Но наряду с лицами, отдающими в вышеприведенной фразе Достоевского предпочтение слову "смирение" перед остальной частью фразы, в числе слушателей и читателей было немало таких, которые сами, самовольно, не спросись Достоевского и не дожидаясь его, придали выражению "родная нива" совершенно определенный, свой смысл, свое, худо ли, хорошо ли понимаемое, значение, а главное, чтобы не терять времени в напрасных толкованиях пустопорожних слов "родная нива", заменили их в собственном своем воображении тоже двумя словами, но словами, имеющими определенный смысл, — именно, решили, что речь идет просто-напросто о "народном деле". Эта незначительная замена одного слова другим, пустого что-нибудь означающим, тем более имела значение для гг. самовольцев, что немедленно же давала точный и определенный смысл, с одной стороны, слову "смирись", с другой — "потрудись", "поработай".

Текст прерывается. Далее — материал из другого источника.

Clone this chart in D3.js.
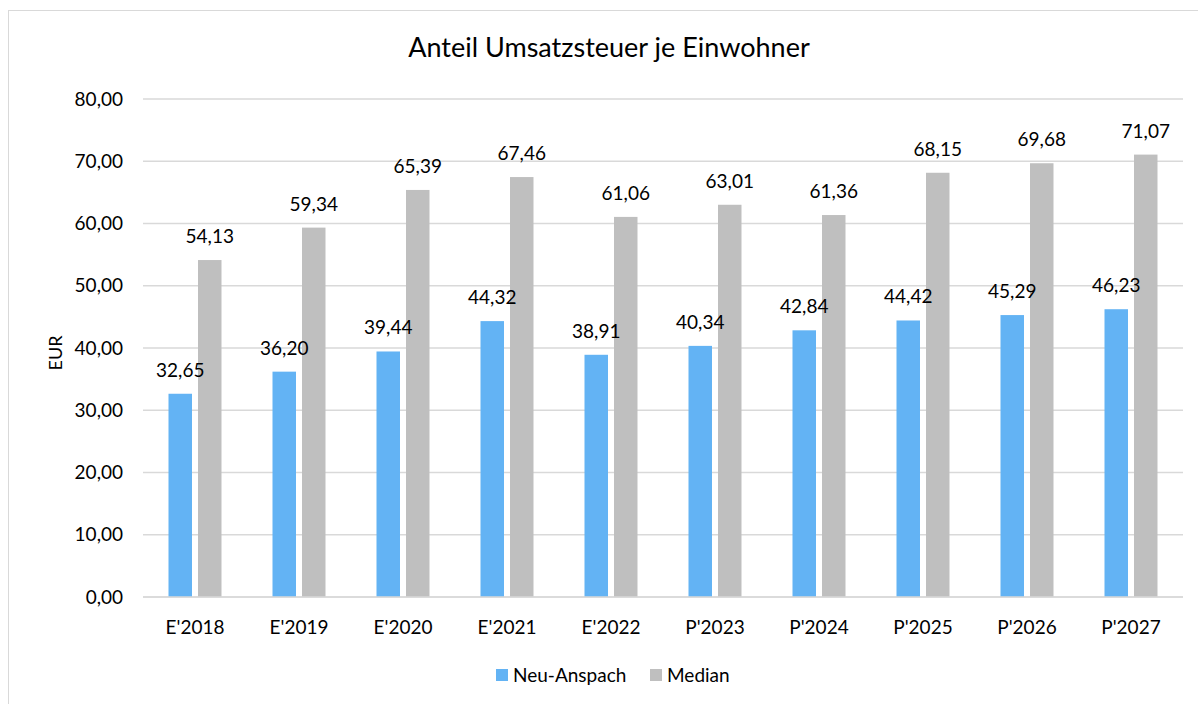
<!DOCTYPE html>
<html>
<head>
<meta charset="utf-8">
<script src="https://cdn.jsdelivr.net/npm/d3@7"></script>
<style>
  body { margin: 0; background: #fff; }
  text { font-family: Lato, "Open Sans", sans-serif; fill: #000; }
</style>
</head>
<body>
<div id="chart"></div>
<script>
const categories = ["E'2018", "E'2019", "E'2020", "E'2021", "E'2022", "P'2023", "P'2024", "P'2025", "P'2026", "P'2027"];
const neuAnspach = [32.65, 36.20, 39.44, 44.32, 38.91, 40.34, 42.84, 44.42, 45.29, 46.23];
const median = [54.13, 59.34, 65.39, 67.46, 61.06, 63.01, 61.36, 68.15, 69.68, 71.07];
const yTicks = [0, 10, 20, 30, 40, 50, 60, 70, 80];
const seriesNames = ["Neu-Anspach", "Median"];

const W = 1198, H = 704,
  margin = { top: 99, right: 15, bottom: 107, left: 143 },
  width = W - margin.left - margin.right,
  height = H - margin.top - margin.bottom,
  colorA = "#63b3f4",
  colorB = "#bfbfbf";

const fmt = v => v.toFixed(2).replace(".", ",");

const svgRoot = d3.select("#chart").append("svg")
  .attr("width", W).attr("height", H);

// outer chart border
svgRoot.append("rect")
  .attr("x", 8.5).attr("y", 10.5)
  .attr("width", W + 20).attr("height", H + 20)
  .attr("fill", "none").attr("stroke", "#d9d9d9");

svgRoot.append("text")
  .attr("x", 609).attr("y", 57)
  .attr("text-anchor", "middle")
  .style("font-size", "27px")
  .text("Anteil Umsatzsteuer je Einwohner");

const svg = svgRoot.append("g")
  .attr("transform", "translate(" + margin.left + "," + margin.top + ")");

const x = d3.scaleBand().domain(categories).range([0, width]).padding(0);
const y = d3.scaleLinear().domain([0, 80]).range([height, 0]);

const barWidth = 23.5, barGap = 6;

// gridlines
svg.selectAll(".grid")
  .data(yTicks)
  .enter()
  .append("line")
  .attr("x1", 0).attr("x2", width)
  .attr("y1", d => y(d)).attr("y2", d => y(d))
  .attr("stroke", "#d9d9d9").attr("stroke-width", 1.5);

// y tick labels
svg.selectAll(".ytick")
  .data(yTicks)
  .enter()
  .append("text")
  .attr("x", -20)
  .attr("y", d => y(d))
  .attr("dy", "0.35em")
  .attr("text-anchor", "end")
  .style("font-size", "19px")
  .text(d => fmt(d));

const groups = [neuAnspach, median];
const colors = [colorA, colorB];
const offsets = [-barGap / 2 - barWidth, barGap / 2];

groups.forEach((vals, s) => {
  svg.selectAll(".bar" + s)
    .data(vals)
    .enter()
    .append("rect")
    .attr("class", "bar" + s)
    .attr("x", (d, i) => x(categories[i]) + x.bandwidth() / 2 + offsets[s])
    .attr("width", barWidth)
    .attr("y", d => y(d))
    .attr("height", d => height - y(d))
    .style("fill", colors[s]);
});

// baseline
svg.append("line")
  .attr("x1", 0).attr("x2", width)
  .attr("y1", y(0)).attr("y2", y(0))
  .attr("stroke", "#d9d9d9").attr("stroke-width", 1.5);

// value labels on top of everything
groups.forEach((vals, s) => {
  svg.selectAll(".lab" + s)
    .data(vals)
    .enter()
    .append("text")
    .attr("class", "lab" + s)
    .attr("x", (d, i) => x(categories[i]) + x.bandwidth() / 2 + offsets[s] + barWidth / 2)
    .attr("y", d => y(d) - 17)
    .attr("text-anchor", "middle")
    .style("font-size", "19px")
    .text(d => fmt(d));
});

// x labels
svg.selectAll(".xlab")
  .data(categories)
  .enter()
  .append("text")
  .attr("x", d => x(d) + x.bandwidth() / 2)
  .attr("y", height + 37)
  .attr("text-anchor", "middle")
  .style("font-size", "19px")
  .text(d => d);

// y axis title
svgRoot.append("text")
  .attr("transform", "translate(62,353) rotate(-90)")
  .attr("text-anchor", "middle")
  .style("font-size", "18px")
  .text("EUR");

// legend
const legendX = [496, 650];
seriesNames.forEach((name, i) => {
  svgRoot.append("rect")
    .attr("x", legendX[i]).attr("y", 669)
    .attr("width", 12).attr("height", 12)
    .style("fill", colors[i]);
  svgRoot.append("text")
    .attr("x", legendX[i] + 17).attr("y", 682)
    .style("font-size", "19px")
    .text(name);
});
</script>
</body>
</html>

И вот, согласно тому смыслу, который разномысленные слушатели Достоевского придавали, каждый в отдельности, самому важному пункту, на котором вращались все детали речи, и последние были поняты и пригнаны к центру также по-своему, на свой образец. Те, которые, не вникая в сущность речи, просто довольствовались смирением Татьян, смирением букашки, проткнутой булавкой и до конца жизни безропотно шевелящей лапками, были, разумеется, очень довольны тем, что от этих булавок и букашек со временем произойдет нечто всемирно замечательное. Ни о ниве, ни о работе на ней такого рода господа, конечно, не думали. Быть проткнутой булавкой, — это-то, должно быть, и есть всечеловеческая заслуга, и в этом-то, должно быть, и заключается работа на родной ниве. Но те, кто "ниву" заменил "делом", те невольно, но неминуемо должны были искать в речи Достоевского и определений самого дела народного. В смысле этого определения такие слушатели, разумеется, должны были обращать особенное внимание не на те места речи, где говорится о тряпичности и дрянности разных человечишек, шатающихся по свету с надутыми на человечество губами, а на те места, на те выражения, где говорится о всечеловеческих страданиях, о том, что сердце русское наиболее к ним восприимчиво. Все, что было сказано в последнем смысле, принималось как указание, оправдание и объяснение.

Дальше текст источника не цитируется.